§ **What to do**: Only the lines from the top of the listing below to the line that has "models = ['EPOS-LHC', 'QGSJETII" should be echoed, with both ends kept and pictures left out.

§ **Collected data**:
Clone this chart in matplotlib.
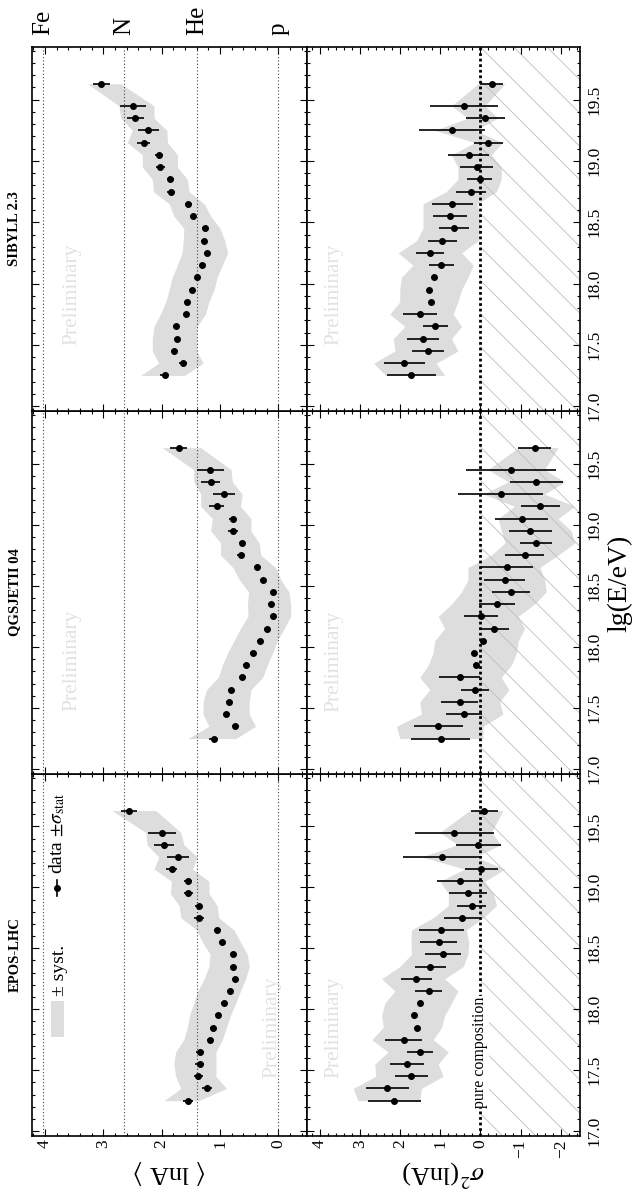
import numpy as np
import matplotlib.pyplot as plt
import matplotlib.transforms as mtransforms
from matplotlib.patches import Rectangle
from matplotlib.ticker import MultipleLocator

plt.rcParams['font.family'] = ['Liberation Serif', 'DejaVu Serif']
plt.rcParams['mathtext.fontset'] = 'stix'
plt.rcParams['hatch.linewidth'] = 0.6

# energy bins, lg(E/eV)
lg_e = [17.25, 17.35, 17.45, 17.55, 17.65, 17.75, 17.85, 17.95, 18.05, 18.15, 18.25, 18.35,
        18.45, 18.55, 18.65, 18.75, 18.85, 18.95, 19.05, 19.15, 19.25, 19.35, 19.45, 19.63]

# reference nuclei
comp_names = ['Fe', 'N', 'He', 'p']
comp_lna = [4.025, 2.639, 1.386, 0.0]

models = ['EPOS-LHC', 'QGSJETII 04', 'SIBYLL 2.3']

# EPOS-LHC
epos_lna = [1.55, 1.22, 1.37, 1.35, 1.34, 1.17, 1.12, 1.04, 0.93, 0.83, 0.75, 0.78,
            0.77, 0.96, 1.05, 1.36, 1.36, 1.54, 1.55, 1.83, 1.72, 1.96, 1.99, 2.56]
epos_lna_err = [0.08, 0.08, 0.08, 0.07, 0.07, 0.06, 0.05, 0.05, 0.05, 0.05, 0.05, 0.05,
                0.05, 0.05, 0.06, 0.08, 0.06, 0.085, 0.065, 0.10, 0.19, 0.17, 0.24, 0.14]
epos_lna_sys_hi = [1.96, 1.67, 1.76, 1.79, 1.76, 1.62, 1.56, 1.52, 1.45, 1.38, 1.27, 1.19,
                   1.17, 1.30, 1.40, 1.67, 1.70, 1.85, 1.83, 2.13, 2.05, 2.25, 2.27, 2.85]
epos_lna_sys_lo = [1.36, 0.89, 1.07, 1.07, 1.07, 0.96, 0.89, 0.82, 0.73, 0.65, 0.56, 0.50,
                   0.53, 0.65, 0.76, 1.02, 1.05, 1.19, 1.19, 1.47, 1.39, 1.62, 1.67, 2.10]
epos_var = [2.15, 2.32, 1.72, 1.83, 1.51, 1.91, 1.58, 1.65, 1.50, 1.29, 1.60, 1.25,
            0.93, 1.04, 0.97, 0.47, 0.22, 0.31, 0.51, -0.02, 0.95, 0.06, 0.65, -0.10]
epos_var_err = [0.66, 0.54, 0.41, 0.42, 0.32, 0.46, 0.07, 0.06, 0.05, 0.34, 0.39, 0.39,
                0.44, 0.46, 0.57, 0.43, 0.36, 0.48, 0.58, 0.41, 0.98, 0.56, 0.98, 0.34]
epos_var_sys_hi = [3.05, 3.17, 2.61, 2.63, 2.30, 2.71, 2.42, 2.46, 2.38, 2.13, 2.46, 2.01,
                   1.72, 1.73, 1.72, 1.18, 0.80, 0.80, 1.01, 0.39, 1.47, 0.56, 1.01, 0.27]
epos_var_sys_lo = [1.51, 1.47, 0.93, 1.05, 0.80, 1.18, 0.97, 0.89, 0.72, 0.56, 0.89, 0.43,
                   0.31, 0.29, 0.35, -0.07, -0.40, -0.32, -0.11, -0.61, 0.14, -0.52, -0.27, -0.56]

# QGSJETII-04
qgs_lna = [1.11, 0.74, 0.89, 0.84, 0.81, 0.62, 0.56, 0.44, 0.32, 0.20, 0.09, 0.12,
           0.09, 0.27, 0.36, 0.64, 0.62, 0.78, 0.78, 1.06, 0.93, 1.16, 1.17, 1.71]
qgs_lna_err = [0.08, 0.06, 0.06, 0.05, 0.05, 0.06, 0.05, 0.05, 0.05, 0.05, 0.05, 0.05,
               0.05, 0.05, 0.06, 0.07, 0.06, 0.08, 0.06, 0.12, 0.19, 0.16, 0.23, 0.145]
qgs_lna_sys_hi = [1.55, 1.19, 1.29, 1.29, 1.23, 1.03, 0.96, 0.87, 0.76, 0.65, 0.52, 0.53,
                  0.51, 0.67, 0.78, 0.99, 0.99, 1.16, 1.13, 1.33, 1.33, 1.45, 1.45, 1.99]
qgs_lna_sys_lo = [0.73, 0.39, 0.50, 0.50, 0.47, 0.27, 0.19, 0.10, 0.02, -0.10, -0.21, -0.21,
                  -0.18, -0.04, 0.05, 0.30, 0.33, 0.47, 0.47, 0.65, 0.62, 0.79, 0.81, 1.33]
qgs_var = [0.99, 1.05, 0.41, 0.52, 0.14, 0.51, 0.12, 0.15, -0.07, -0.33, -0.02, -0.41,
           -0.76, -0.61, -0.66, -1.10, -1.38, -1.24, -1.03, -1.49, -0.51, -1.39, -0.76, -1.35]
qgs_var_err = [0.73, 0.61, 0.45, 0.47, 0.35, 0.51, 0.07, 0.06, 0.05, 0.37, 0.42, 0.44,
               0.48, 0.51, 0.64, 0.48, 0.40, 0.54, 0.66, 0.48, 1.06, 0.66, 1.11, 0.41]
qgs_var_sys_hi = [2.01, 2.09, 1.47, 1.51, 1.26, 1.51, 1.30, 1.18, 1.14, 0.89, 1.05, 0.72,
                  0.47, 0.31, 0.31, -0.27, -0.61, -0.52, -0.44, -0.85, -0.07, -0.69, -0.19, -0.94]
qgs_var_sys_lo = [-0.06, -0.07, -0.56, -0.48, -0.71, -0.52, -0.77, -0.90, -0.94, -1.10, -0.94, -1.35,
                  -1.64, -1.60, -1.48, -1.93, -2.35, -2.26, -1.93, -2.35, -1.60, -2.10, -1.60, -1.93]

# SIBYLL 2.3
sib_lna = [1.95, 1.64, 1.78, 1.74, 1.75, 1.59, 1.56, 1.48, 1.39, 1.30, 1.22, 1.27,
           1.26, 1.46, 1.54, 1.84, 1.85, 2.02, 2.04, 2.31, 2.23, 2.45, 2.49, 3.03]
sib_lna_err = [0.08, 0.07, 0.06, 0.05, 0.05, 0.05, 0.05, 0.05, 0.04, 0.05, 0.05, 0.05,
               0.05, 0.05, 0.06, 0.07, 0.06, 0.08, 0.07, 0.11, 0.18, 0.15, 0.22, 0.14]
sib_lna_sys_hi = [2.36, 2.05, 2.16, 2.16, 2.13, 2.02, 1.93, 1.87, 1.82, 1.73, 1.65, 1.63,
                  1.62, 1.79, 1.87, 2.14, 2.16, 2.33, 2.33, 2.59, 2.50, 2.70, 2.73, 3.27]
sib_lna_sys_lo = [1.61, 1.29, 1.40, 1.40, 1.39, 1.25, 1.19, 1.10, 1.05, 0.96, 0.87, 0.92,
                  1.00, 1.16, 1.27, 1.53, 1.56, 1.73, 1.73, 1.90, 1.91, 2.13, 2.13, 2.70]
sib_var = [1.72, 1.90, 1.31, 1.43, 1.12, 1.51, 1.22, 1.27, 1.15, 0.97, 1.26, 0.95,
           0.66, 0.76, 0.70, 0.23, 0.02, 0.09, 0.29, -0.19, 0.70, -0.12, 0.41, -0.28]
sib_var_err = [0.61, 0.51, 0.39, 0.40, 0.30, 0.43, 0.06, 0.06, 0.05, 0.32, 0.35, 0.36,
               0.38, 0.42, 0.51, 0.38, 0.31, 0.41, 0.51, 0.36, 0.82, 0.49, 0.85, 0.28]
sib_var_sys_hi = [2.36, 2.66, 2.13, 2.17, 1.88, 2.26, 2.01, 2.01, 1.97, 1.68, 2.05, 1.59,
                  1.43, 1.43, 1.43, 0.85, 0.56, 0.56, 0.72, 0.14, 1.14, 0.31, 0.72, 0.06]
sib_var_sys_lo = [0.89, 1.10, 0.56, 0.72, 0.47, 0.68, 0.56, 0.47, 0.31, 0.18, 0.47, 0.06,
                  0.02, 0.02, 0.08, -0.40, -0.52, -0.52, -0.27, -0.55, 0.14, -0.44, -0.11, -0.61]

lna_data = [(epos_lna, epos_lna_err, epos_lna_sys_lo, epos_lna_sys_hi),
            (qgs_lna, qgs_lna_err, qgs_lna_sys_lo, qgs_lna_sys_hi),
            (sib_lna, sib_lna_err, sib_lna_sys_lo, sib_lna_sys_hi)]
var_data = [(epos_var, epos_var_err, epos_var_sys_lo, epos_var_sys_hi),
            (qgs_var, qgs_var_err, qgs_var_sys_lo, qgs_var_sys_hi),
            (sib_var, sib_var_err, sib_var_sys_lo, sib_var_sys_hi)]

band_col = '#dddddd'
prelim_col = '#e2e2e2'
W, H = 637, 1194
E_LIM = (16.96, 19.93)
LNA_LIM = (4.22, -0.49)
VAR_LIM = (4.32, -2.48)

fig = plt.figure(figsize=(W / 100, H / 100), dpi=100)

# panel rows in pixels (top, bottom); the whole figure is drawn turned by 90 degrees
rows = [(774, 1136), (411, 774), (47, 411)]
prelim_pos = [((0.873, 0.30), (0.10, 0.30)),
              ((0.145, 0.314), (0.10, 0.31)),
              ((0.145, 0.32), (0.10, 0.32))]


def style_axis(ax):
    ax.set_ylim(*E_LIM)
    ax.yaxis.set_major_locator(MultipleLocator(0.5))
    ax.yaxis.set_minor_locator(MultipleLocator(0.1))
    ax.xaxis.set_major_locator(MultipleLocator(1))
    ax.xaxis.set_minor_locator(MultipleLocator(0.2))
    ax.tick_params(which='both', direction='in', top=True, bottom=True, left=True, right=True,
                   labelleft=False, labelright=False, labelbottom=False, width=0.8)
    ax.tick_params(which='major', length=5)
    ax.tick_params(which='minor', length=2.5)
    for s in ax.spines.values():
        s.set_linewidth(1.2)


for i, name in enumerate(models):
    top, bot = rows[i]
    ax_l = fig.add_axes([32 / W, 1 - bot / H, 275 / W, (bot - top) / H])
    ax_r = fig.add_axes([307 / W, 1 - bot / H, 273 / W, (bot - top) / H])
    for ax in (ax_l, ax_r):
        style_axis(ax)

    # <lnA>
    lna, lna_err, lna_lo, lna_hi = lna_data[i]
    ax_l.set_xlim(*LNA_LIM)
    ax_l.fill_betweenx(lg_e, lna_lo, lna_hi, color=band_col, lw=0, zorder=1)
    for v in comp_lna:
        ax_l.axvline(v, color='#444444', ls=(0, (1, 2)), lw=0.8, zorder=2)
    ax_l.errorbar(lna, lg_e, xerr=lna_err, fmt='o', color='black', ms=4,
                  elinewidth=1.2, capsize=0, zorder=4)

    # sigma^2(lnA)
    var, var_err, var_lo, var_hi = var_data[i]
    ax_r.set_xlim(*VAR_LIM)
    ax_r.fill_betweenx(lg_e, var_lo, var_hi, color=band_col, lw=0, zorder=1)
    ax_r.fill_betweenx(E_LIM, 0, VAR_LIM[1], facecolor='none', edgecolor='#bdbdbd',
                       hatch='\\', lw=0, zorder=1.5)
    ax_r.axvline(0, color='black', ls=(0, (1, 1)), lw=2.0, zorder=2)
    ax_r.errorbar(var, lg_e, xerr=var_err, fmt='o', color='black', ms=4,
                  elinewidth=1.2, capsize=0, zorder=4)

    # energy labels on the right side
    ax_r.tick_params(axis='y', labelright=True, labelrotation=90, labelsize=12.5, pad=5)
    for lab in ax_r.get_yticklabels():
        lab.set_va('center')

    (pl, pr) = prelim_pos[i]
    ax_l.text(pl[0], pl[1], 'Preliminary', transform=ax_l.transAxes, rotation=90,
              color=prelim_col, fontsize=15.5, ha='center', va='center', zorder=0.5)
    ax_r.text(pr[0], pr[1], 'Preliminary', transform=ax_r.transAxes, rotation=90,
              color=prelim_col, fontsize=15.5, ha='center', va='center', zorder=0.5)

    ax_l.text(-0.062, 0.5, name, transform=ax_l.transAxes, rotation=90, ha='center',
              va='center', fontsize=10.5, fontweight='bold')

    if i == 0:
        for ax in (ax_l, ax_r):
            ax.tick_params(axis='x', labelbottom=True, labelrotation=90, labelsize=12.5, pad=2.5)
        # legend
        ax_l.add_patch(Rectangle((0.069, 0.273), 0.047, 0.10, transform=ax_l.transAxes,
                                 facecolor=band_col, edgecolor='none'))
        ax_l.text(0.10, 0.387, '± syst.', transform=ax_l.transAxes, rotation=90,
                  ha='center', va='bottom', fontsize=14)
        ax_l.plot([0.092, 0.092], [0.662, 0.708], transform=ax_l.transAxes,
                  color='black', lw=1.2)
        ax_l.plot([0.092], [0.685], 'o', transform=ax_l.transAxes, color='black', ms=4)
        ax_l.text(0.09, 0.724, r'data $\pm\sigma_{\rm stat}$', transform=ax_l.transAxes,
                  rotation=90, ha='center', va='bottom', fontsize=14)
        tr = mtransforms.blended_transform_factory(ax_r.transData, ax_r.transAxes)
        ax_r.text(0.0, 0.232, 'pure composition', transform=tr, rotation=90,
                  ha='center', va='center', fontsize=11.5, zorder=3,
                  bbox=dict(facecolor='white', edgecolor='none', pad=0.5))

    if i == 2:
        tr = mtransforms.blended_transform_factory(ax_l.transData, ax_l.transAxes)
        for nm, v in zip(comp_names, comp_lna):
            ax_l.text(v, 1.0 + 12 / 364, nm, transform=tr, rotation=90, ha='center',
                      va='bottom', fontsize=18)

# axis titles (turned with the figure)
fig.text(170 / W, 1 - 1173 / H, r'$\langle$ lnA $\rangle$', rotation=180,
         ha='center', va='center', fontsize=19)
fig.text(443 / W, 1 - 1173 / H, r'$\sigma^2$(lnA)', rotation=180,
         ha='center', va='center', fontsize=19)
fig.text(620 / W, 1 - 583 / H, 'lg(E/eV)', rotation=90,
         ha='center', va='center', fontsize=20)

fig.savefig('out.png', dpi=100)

§ **Response to this task**:
Clone this chart in matplotlib.
import numpy as np
import matplotlib.pyplot as plt
import matplotlib.transforms as mtransforms
from matplotlib.patches import Rectangle
from matplotlib.ticker import MultipleLocator

plt.rcParams['font.family'] = ['Liberation Serif', 'DejaVu Serif']
plt.rcParams['mathtext.fontset'] = 'stix'
plt.rcParams['hatch.linewidth'] = 0.6

# energy bins, lg(E/eV)
lg_e = [17.25, 17.35, 17.45, 17.55, 17.65, 17.75, 17.85, 17.95, 18.05, 18.15, 18.25, 18.35,
        18.45, 18.55, 18.65, 18.75, 18.85, 18.95, 19.05, 19.15, 19.25, 19.35, 19.45, 19.63]

# reference nuclei
comp_names = ['Fe', 'N', 'He', 'p']
comp_lna = [4.025, 2.639, 1.386, 0.0]

models = ['EPOS-LHC', 'QGSJETII 04', 'SIBYLL 2.3']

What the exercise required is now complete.